● AIM
Give back exactly the lines from the beginning of the listing below to the line holding "plt.rcParams['font.family'] = ['Open", both ends included; the pictures stay out.

● DATASET EXCERPT
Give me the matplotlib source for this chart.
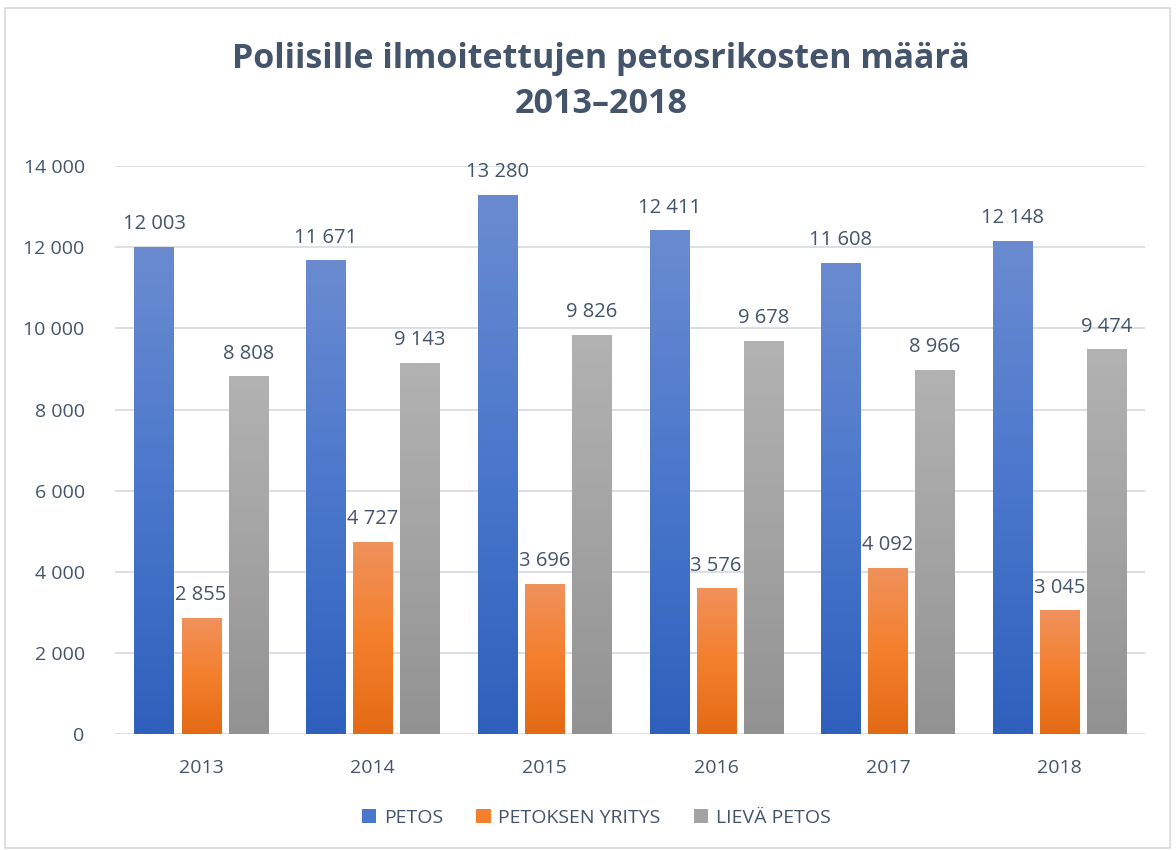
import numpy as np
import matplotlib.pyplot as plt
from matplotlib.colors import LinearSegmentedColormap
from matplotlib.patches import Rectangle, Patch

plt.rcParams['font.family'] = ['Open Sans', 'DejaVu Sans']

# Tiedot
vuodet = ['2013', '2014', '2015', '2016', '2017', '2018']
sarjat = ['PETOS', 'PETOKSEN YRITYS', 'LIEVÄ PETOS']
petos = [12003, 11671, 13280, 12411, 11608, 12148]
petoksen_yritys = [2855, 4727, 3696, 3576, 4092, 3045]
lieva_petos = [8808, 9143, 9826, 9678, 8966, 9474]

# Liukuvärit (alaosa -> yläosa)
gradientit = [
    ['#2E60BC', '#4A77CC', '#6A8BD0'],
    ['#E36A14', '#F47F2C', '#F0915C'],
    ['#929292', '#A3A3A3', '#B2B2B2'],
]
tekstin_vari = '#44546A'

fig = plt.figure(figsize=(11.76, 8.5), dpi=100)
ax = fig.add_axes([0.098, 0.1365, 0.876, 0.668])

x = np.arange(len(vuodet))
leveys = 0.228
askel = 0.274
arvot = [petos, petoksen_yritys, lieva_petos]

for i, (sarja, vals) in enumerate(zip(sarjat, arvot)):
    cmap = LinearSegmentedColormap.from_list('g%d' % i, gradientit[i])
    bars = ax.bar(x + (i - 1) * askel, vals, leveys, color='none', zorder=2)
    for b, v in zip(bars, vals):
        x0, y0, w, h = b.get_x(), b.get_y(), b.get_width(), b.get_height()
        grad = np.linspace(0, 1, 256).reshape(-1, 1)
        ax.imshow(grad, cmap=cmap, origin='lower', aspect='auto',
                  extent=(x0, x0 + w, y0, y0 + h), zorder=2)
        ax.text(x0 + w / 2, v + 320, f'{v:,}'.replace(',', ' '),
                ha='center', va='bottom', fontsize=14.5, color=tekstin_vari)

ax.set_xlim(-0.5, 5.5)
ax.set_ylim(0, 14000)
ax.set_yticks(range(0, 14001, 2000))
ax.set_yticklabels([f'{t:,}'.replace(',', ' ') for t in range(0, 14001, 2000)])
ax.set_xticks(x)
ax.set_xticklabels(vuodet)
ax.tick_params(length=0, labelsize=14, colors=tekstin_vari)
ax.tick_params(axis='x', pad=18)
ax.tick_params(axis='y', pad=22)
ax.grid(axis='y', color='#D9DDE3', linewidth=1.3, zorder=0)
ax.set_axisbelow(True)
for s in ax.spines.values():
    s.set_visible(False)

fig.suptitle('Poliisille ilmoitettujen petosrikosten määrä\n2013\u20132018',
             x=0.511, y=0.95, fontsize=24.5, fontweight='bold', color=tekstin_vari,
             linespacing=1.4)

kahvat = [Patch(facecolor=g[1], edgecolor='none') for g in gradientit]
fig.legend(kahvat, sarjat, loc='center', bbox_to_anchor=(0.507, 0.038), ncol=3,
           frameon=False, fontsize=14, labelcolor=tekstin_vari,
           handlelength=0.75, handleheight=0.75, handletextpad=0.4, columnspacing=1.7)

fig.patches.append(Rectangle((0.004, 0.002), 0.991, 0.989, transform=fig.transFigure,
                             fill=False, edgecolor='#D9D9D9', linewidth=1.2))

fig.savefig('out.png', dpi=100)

● ANSWER TO THE EXERCISE
Give me the matplotlib source for this chart.
import numpy as np
import matplotlib.pyplot as plt
from matplotlib.colors import LinearSegmentedColormap
from matplotlib.patches import Rectangle, Patch

plt.rcParams['font.family'] = ['Open Sans', 'DejaVu Sans']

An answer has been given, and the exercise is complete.